BAKERSFIELD, CA – New details tonight in a deadly shooting between two rival biker gangs and the evidence that led to three recent arrests.

Initial details painted the fatal confrontation between the rival gangs as an argument that escalated. But court documents allege that several members of the Mongols Motorcycle Club knew exactly what they were doing-and had it planned out to a tee.

It was Cinco De Mayo when the Hells Angels Motorcycle Club held a charity car wash near Zingos Café on Buck Owens Blvd. Court documents say that several members of the Mongols knew about the event days prior and set a plan in motion.

56-year-old Ricardo Viera who was shot and killed at the fundraiser,  received a text message from Eliseo Miranda two days prior-saying quote “light em up.” He also sent a photo of the flyer for the rival gang’s event.

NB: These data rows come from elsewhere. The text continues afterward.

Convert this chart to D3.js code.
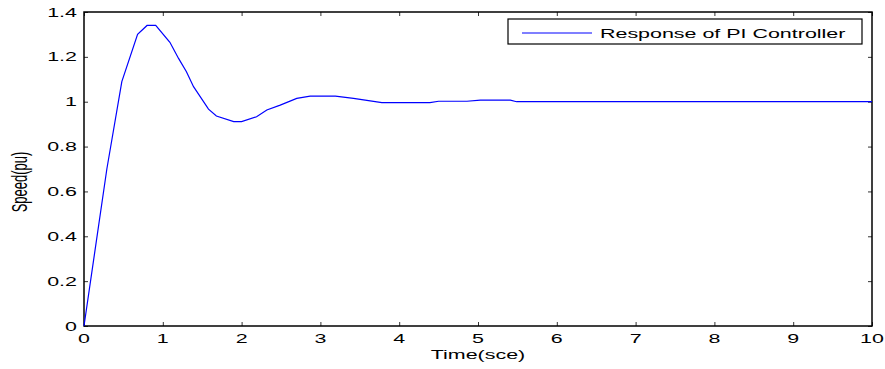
<!DOCTYPE html>
<html>
<head>
<meta charset="utf-8">
<script src="https://cdn.jsdelivr.net/npm/d3@7"></script>
<style>
  body { margin: 0; background: #fff; }
  text { font-family: Arial, "Liberation Sans", sans-serif; fill: #000; }
</style>
</head>
<body>
<div id="chart"></div>
<script>
// step response samples
const timeS = [0, 0.29, 0.48, 0.68, 0.80, 0.91, 1.09, 1.20, 1.30, 1.39, 1.58, 1.68, 1.90, 2.00,
  2.19, 2.32, 2.49, 2.70, 2.87, 3.19, 3.42, 3.78, 4.39, 4.50, 4.86, 5.03, 5.41, 5.49, 10];
const speedPu = [0, 0.70, 1.09, 1.30, 1.34, 1.34, 1.265, 1.193, 1.134, 1.067, 0.967, 0.936, 0.911, 0.911,
  0.933, 0.963, 0.985, 1.015, 1.025, 1.025, 1.015, 0.996, 0.996, 1.002, 1.002, 1.007, 1.007, 1.0, 1.0];
const xTicks = [0, 1, 2, 3, 4, 5, 6, 7, 8, 9, 10];
const yTicks = [0, 0.2, 0.4, 0.6, 0.8, 1, 1.2, 1.4];
const seriesName = 'Response of PI Controller';

const W = 885, H = 369;
const margin = { top: 12, right: 13, bottom: 43, left: 84 };
const width = W - margin.left - margin.right;
const height = H - margin.top - margin.bottom;
const sx = 1.65; // the picture is stretched sideways

const svg = d3.select('#chart').append('svg')
  .attr('width', W).attr('height', H);
const g = svg.append('g')
  .attr('transform', 'translate(' + margin.left + ',' + margin.top + ')');

const x = d3.scaleLinear().domain([0, 10]).range([0, width]);
const y = d3.scaleLinear().domain([0, 1.4]).range([height, 0]);

function fmt(d) { return d3.format('~g')(d); }

// ticks (inward) on all four sides
function ticks(sel, axis) {
  sel.call(axis);
  sel.select('.domain').remove();
  sel.selectAll('.tick line').attr('stroke', '#333').attr('stroke-width', 1);
}
g.append('g').attr('transform', 'translate(0,' + height + ')')
  .call(ticks, d3.axisBottom(x).tickValues(xTicks).tickSize(-4).tickFormat(''));
g.append('g')
  .call(ticks, d3.axisTop(x).tickValues(xTicks).tickSize(-4).tickFormat(''));
g.append('g')
  .call(ticks, d3.axisLeft(y).tickValues(yTicks).tickSize(-4).tickFormat(''));
g.append('g').attr('transform', 'translate(' + width + ',0)')
  .call(ticks, d3.axisRight(y).tickValues(yTicks).tickSize(-4).tickFormat(''));

// tick labels
g.append('g').selectAll('text').data(xTicks).join('text')
  .attr('transform', d => 'translate(' + x(d) + ',' + (height + 17) + ') scale(' + sx + ',1)')
  .attr('text-anchor', 'middle').attr('font-size', 13)
  .text(fmt);
g.append('g').selectAll('text').data(yTicks).join('text')
  .attr('transform', d => 'translate(-7,' + (y(d) + 4.5) + ') scale(' + sx + ',1)')
  .attr('text-anchor', 'end').attr('font-size', 13)
  .text(fmt);

// frame
g.append('rect')
  .attr('width', width).attr('height', height)
  .attr('fill', 'none').attr('stroke', '#000').attr('stroke-width', 1.5);

// series
const line = d3.line().x((d, i) => x(timeS[i])).y(d => y(d));
g.append('path')
  .datum(speedPu)
  .attr('d', line)
  .attr('fill', 'none')
  .attr('stroke', '#0000ff')
  .attr('stroke-width', 1.2);

// axis titles
svg.append('text')
  .attr('transform', 'translate(' + (margin.left + width / 2) + ',359) scale(' + sx + ',1)')
  .attr('text-anchor', 'middle').attr('font-size', 13)
  .text('Time(sce)');
svg.append('text')
  .attr('transform', 'translate(27,' + (margin.top + height / 2 + 13) + ') rotate(-90) scale(1,' + sx + ')')
  .attr('text-anchor', 'middle').attr('font-size', 13)
  .text('Speed(pu)');

// legend
const lg = svg.append('g').attr('transform', 'translate(508,19)');
lg.append('rect')
  .attr('width', 354).attr('height', 25)
  .attr('fill', '#fff').attr('stroke', '#000').attr('stroke-width', 1.2);
lg.append('line')
  .attr('x1', 14).attr('x2', 84).attr('y1', 14).attr('y2', 14)
  .attr('stroke', '#0000ff').attr('stroke-width', 1.2);
lg.append('text')
  .attr('transform', 'translate(92,19) scale(' + sx + ',1)')
  .attr('font-size', 13)
  .text(seriesName);
</script>
</body>
</html>
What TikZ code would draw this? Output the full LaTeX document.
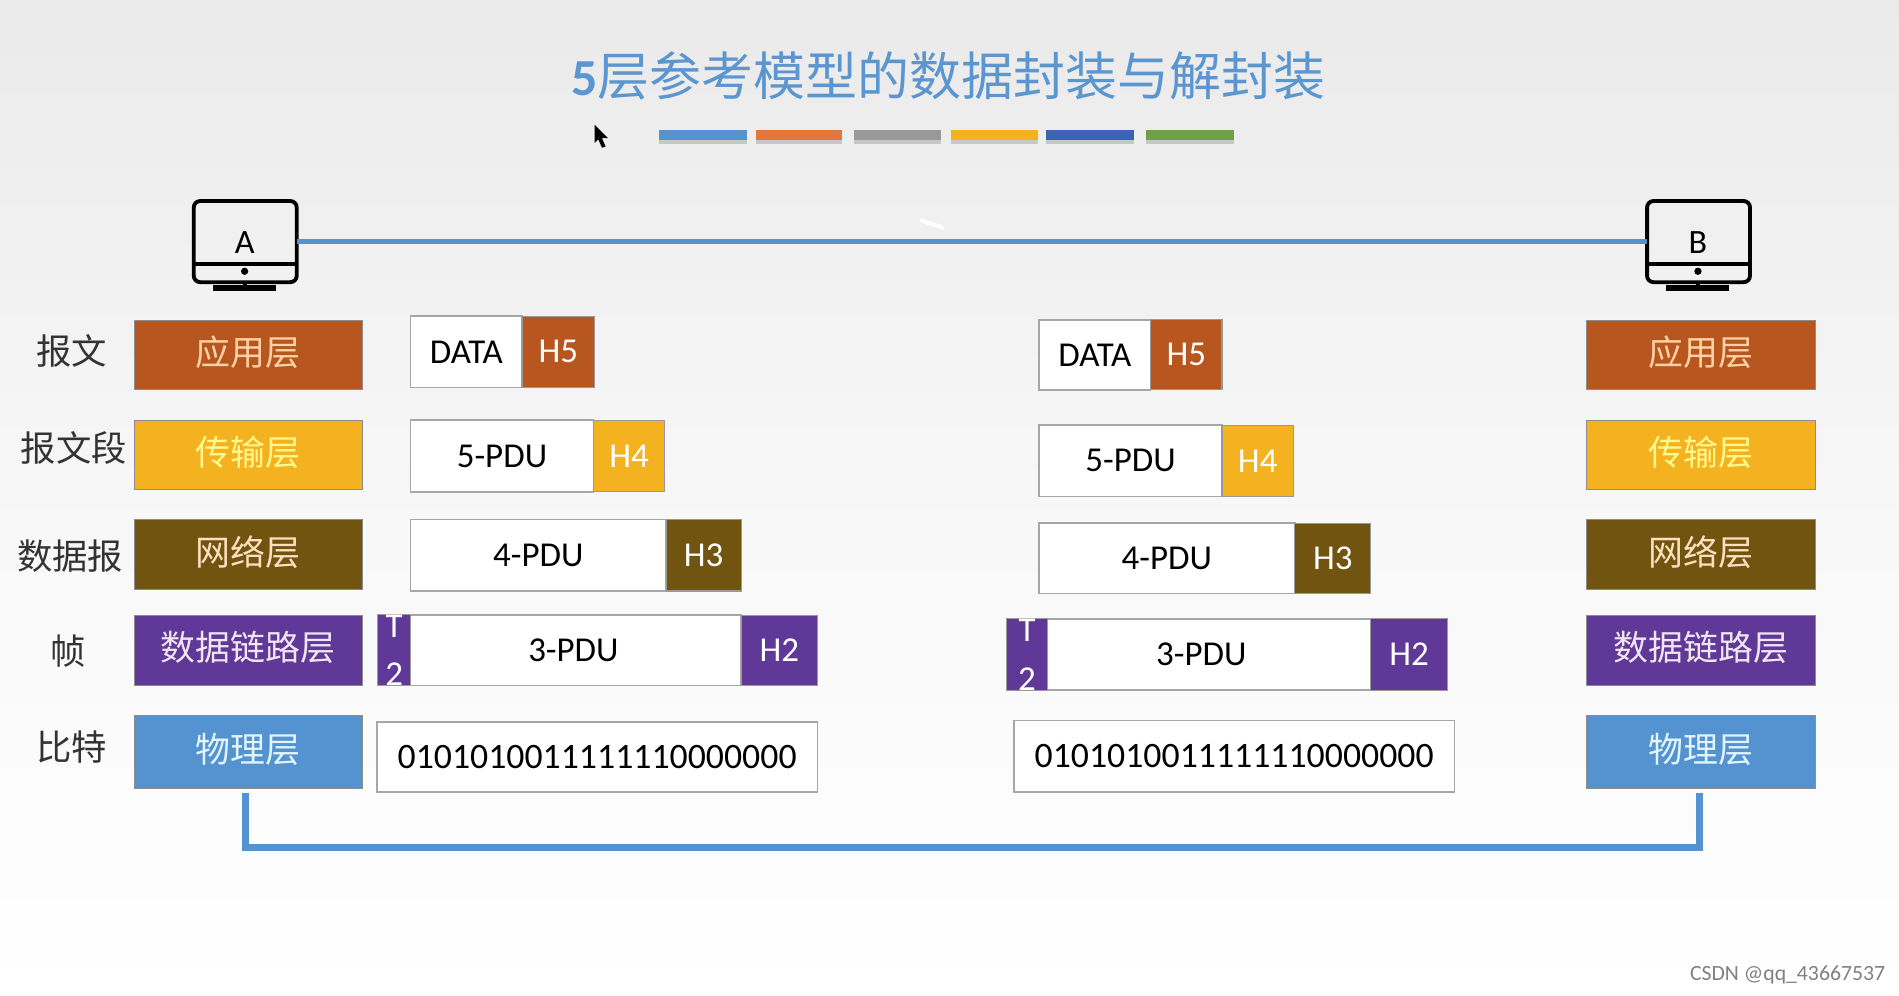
\documentclass[tikz,border=0pt]{standalone}
\usepackage{fontspec}
\setmainfont{Carlito}
\newfontfamily\cjk{Noto Sans CJK SC}
\usepackage{xcolor}
\usetikzlibrary{calc,positioning}
\definecolor{titlecolor}{RGB}{91,150,208}
\definecolor{appcolor}{RGB}{184,86,32}
\definecolor{transcolor}{RGB}{245,178,32}
\definecolor{netcolor}{RGB}{112,84,16}
\definecolor{linkcolor}{RGB}{96,56,152}
\definecolor{phycolor}{RGB}{84,146,208}
\definecolor{bgcolor}{RGB}{234,234,234}

\begin{document}
\begin{tikzpicture}[x=0.01cm,y=-0.01cm,font=\fontsize{8.2pt}{10pt}\selectfont]
  \tikzset{
    cell/.style n args={4}{minimum width={(#3-#1)*0.01cm},minimum height={(#4-#2)*0.01cm},
      at={({(#1+#3)/2},{(#2+#4)/2})},inner sep=0pt,outer sep=0pt},
    layerbox/.style={font=\fontsize{8.2pt}{10pt}\cjk,text depth=2pt,draw=black!45,line width=0.25pt},
    headbox/.style={text=white,draw=black!40,line width=0.25pt},
    pdubox/.style={fill=white,draw=black!35,line width=0.4pt,text=black},
    pdulabel/.style={font=\fontsize{8.3pt}{10pt}\cjk,text=black!80},
    wire/.style={draw=phycolor,line width=1.7pt},
    pcbox/.style={draw=black,line width=0.9pt,rounded corners=1.5pt,fill=none},
    barbox/.style={inner sep=0pt,outer sep=0pt},
    bitstext/.style={font=\fontsize{8.4pt}{10pt}\selectfont}
  }
  % ---------------- background
  \shade[top color=bgcolor,bottom color=white,middle color=black!3] (0,0) rectangle (1568,822);
  \useasboundingbox (0,0) rectangle (1568,822);
  % ---------------- title
  \node[font=\fontsize{12.2pt}{14pt}\cjk,text=titlecolor] (title) at (783,63) {{\rmfamily\bfseries 5}层参考模型的数据封装与解封装};
  \definecolor{barorange}{RGB}{226,120,60}
  \definecolor{barblue}{RGB}{60,100,180}
  \definecolor{bargreen}{RGB}{112,160,70}
  \foreach \k/\xa/\xb/\col in {1/544/617/phycolor,2/624/695/barorange,3/705/777/black!40,4/785/857/transcolor,5/864/936/barblue,6/946/1019/bargreen} {
    \fill[black!22] (\xa,113) rectangle (\xb,119);
    \node[barbox,fill=\col,cell={\xa}{107}{\xb}{116}] (bar\k) {};
  }
  % ---------------- mouse pointer and mark
  \fill[black] (491,103) -- (491,118) -- (494,115) -- (497,122) -- (500,121) -- (497,114) -- (502,114) -- cycle;
  \fill[white] (759,180) -- (778,186) -- (780,190) -- (761,184) -- cycle;
  % ---------------- hosts
  \foreach \nm/\xa/\x/\xb/\lab in {pcA/160/202/245/A,pcB/1360/1402/1445/B} {
    \node[pcbox,cell={\xa}{166}{\xb}{233}] (\nm) {};
    \node[font=\fontsize{8pt}{9pt}\selectfont] (\nm txt) at (\x,200) {\lab};
    \draw[line width=0.8pt] (\xa,218) -- (\xb,218);
    \fill (\x,224) circle (3);
    \draw[line width=0.9pt] (\x,233) -- (\x,238);
    \draw[line width=1.3pt] (\x-26,238) -- (\x+26,238);
  }
  \draw[wire,line width=1.1pt] (pcA.east) -- (pcB.west);
  % ---------------- layers
  \foreach \side/\xa/\xb in {L/111/299,R/1310/1499} {
    \foreach \nm/\ya/\yb/\col/\txtcol/\lab in {
      app/265/322/appcolor/orange!35!white/应用层,
      trans/347/404/transcolor/yellow!45!white/传输层,
      net/429/487/netcolor/orange!25!white/网络层,
      link/508/566/linkcolor/violet!10!white/数据链路层,
      phy/591/651/phycolor/cyan!12!white/物理层} {
      \node[layerbox,fill=\col,text=\txtcol,cell={\xa}{\ya}{\xb}{\yb}] (\nm\side) {\lab};
    }
  }
  % ---------------- names of the data units
  \foreach \nm/\x/\y/\lab in {msg/59/290/报文,seg/61/370/报文段,pkt/58/459/数据报,frm/56/538/帧,bit/59/617/比特}
    \node[pdulabel] (\nm) at (\x,\y) {\lab};
  % ---------------- sender
  \node[pdubox,cell={339}{261}{431}{320}] (dataA) {DATA};
  \node[headbox,fill=appcolor,cell={431}{261}{491}{320}] (hfiveA) {H5};
  \node[pdubox,cell={339}{347}{490}{406}] (fiveA) {5-PDU};
  \node[headbox,fill=transcolor,cell={490}{347}{549}{406}] (hfourA) {H4};
  \node[pdubox,cell={339}{429}{550}{488}] (fourA) {4-PDU};
  \node[headbox,fill=netcolor,cell={550}{429}{612}{488}] (hthreeA) {H3};
  \node[pdubox,cell={335}{508}{612}{566}] (threeA) {3-PDU};
  \node[headbox,fill=linkcolor,cell={612}{508}{675}{566}] (htwoA) {H2};
  \node[headbox,fill=linkcolor,cell={312}{508}{339}{566},align=center,font=\fontsize{8.2pt}{11.4pt}\selectfont] (ttwoA) {T\\2};
  \node[pdubox,bitstext,cell={311}{596}{675}{654}] (bitsA) {0101010011111110000000};
  % ---------------- receiver
  \node[pdubox,cell={858}{264}{950}{322}] (dataB) {DATA};
  \node[headbox,fill=appcolor,cell={950}{264}{1009}{322}] (hfiveB) {H5};
  \node[pdubox,cell={858}{351}{1009}{410}] (fiveB) {5-PDU};
  \node[headbox,fill=transcolor,cell={1009}{351}{1068}{410}] (hfourB) {H4};
  \node[pdubox,cell={858}{432}{1069}{490}] (fourB) {4-PDU};
  \node[headbox,fill=netcolor,cell={1069}{432}{1132}{490}] (hthreeB) {H3};
  \node[pdubox,cell={852}{511}{1132}{570}] (threeB) {3-PDU};
  \node[headbox,fill=linkcolor,cell={1132}{511}{1195}{570}] (htwoB) {H2};
  \node[headbox,fill=linkcolor,cell={831}{511}{865}{570},align=center,font=\fontsize{8.2pt}{11.4pt}\selectfont] (ttwoB) {T\\2};
  \node[pdubox,bitstext,cell={837}{595}{1201}{654}] (bitsB) {0101010011111110000000};
  % ---------------- medium
  \coordinate (busL) at (203,655);
  \coordinate (busR) at (1403,655);
  \draw[wire,line cap=butt] (busL) -- (203,700) -- (1403,700) -- (busR);
  % ---------------- watermark
  \node[font=\fontsize{5.1pt}{7pt}\selectfont,text=black!50] (mark) at (1476,805) {CSDN @qq\_43667537};
\end{tikzpicture}
\end{document}
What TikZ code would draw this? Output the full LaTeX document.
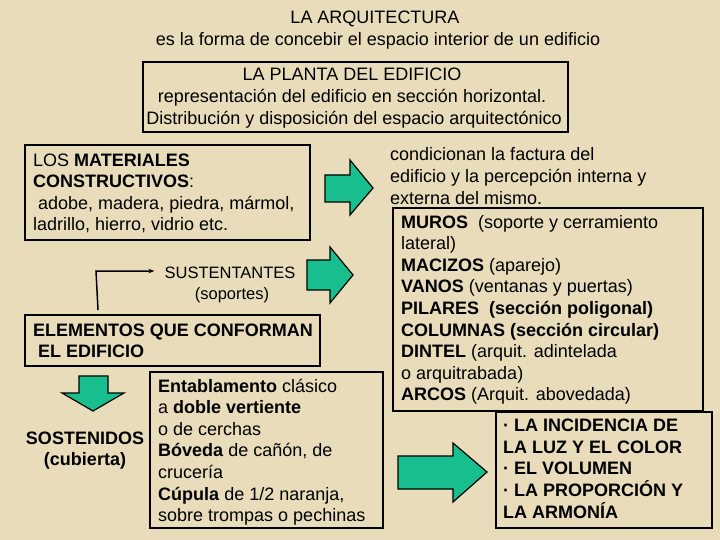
\documentclass[tikz,border=0pt]{standalone}
\usepackage{fontspec}
\usetikzlibrary{arrows.meta}
\setmainfont{Liberation Sans}
\begin{document}
\begin{tikzpicture}[x=1pt,y=-1pt,
  txt/.style={inner sep=0pt,font=\fontsize{18}{21.6}\selectfont,align=left,anchor=base west},
  ctxt/.style={inner sep=0pt,font=\fontsize{18}{21.6}\selectfont,align=center,anchor=base},
  box/.style={draw=black,line width=2.2pt},
  garrow/.style={draw=black,line width=1.2pt,line join=miter}]
\definecolor{bg}{RGB}{232,220,186}
\definecolor{arr}{RGB}{24,190,142}
\fill[bg] (0,0) rectangle (720,540);
\useasboundingbox (0,0) rectangle (720,540);
% title
\node[ctxt] (t1) at (375,24) {LA ARQUITECTURA};
\node[ctxt] (t2) at (378,46) {es la forma de concebir el espacio interior de un edificio};
% planta
\draw[box] (143,62) rectangle (568,132);
\node[ctxt] (p1) at (352,81) {LA PLANTA DEL EDIFICIO};
\node[ctxt] (p2) at (352,103) {representación del edificio en sección horizontal.};
\node[ctxt] (p3) at (354,125) {Distribución y disposición del espacio arquitectónico};
% materiales
\draw[box] (25,145) rectangle (310,240);
\node[txt] (m) at (33,230.8) {LOS \textbf{MATERIALES}\\\textbf{CONSTRUCTIVOS}:\\\ adobe, madera, piedra, mármol,\\ladrillo, hierro, vidrio etc.};
% arrow 1
\draw[garrow,fill=arr] (325,175) -- (350,175) -- (350,160) -- (373,188) -- (350,215) -- (350,202) -- (325,202) -- cycle;
% arrow 2
\draw[garrow,fill=arr] (307,260) -- (330,260) -- (330,247) -- (353,275) -- (330,303) -- (330,290) -- (307,290) -- cycle;
% sustentantes
\node[ctxt,font=\fontsize{16.5}{20}\selectfont] (s1) at (230,278) {SUSTENTANTES};
\node[ctxt,font=\fontsize{16.5}{20}\selectfont] (s2) at (232,299) {(soportes)};
\coordinate (e0) at (98,310);
\coordinate (e1) at (96,271);
\draw[line width=1.5pt,-{Stealth[length=6pt]}] (e0) -- (e1) -- ([xshift=-10pt]s1.west |- e1);
% elementos
\draw[box] (25,315) rectangle (320,366);
\node[txt] (el) at (33,357.6) {\textbf{ELEMENTOS QUE CONFORMAN}\\\ \textbf{EL EDIFICIO}};
% down arrow
\draw[garrow,fill=arr] (79,376) -- (108,376) -- (108,393) -- (124,393) -- (93,411) -- (62,393) -- (79,393) -- cycle;
\node[ctxt] (so) at (85,465.6) {\textbf{SOSTENIDOS}\\\textbf{(cubierta)}};
% entablamento
\draw[box] (150,372) rectangle (383,528);
\node[txt] (en) at (158,521.6) {\textbf{Entablamento} clásico\\a \textbf{doble vertiente}\\o de cerchas\\\textbf{Bóveda} de cañón, de\\crucería\\\textbf{Cúpula} de 1/2 naranja,\\sobre trompas o pechinas};
% condicionan
\node[txt] (c) at (390,204.2) {condicionan la factura del\\edificio y la percepción interna y\\externa del mismo.};
% muros
\draw[box] (393,208) rectangle (703,411);
\node[txt] (mu) at (401,400.8) {\textbf{MUROS}\ \ (soporte y cerramiento\\lateral)\\\textbf{MACIZOS} (aparejo)\\\textbf{VANOS} (ventanas y puertas)\\\textbf{PILARES\ \ (sección poligonal)}\\\textbf{COLUMNAS (sección circular)}\\\textbf{DINTEL} (arquit. adintelada\\o arquitrabada)\\\textbf{ARCOS} (Arquit. abovedada)};
% arrow 3
\draw[garrow,fill=arr] (398,456) -- (453,456) -- (453,443) -- (487,472) -- (453,502) -- (453,489) -- (398,489) -- cycle;
% bottom box
\draw[box] (496,412) rectangle (712,528);
\node[txt] (lz) at (503,518) {\textbf{· LA INCIDENCIA DE}\\\textbf{LA LUZ Y EL COLOR}\\\textbf{· EL VOLUMEN}\\\textbf{· LA PROPORCIÓN Y}\\\textbf{LA ARMONÍA}};
\end{tikzpicture}
\end{document}
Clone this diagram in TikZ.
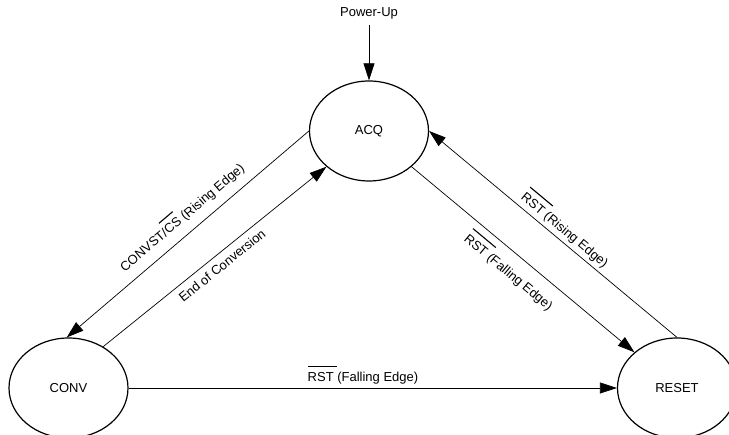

Documents say on the afternoon of the car wash, Mongol members, Eliseo Miranda and Arturo Desiderio showed up, driven by an associate of the gang, Christopher Wilson. They got out of Wilson’s car in Mongol attire with tire irons in hand, shouting at the Hells Angels to come fight them.

Once 10 to 15 members of the Hells Angels were lured away from their event and into an adjacent parking lot, Ricardo Viera,  who’d recently driven up in his car, got out and fired into the crowd.

That’s when police say a man who is not a gang member-fired back with his legally obtained weapon and killed Viera. Police found a sawed off shot gun next to his Viera’s body. Documents say that two years ago, Ricardo Viera was stabbed by a Hells Angels member who’d recently been paroled and was believed to be at the car wash that day.

Wilson,  Miranda, and Desiderio all face charges of conspiracy, gang participation, five counts of attempted murder, and three counts of assault with a deadly weapon.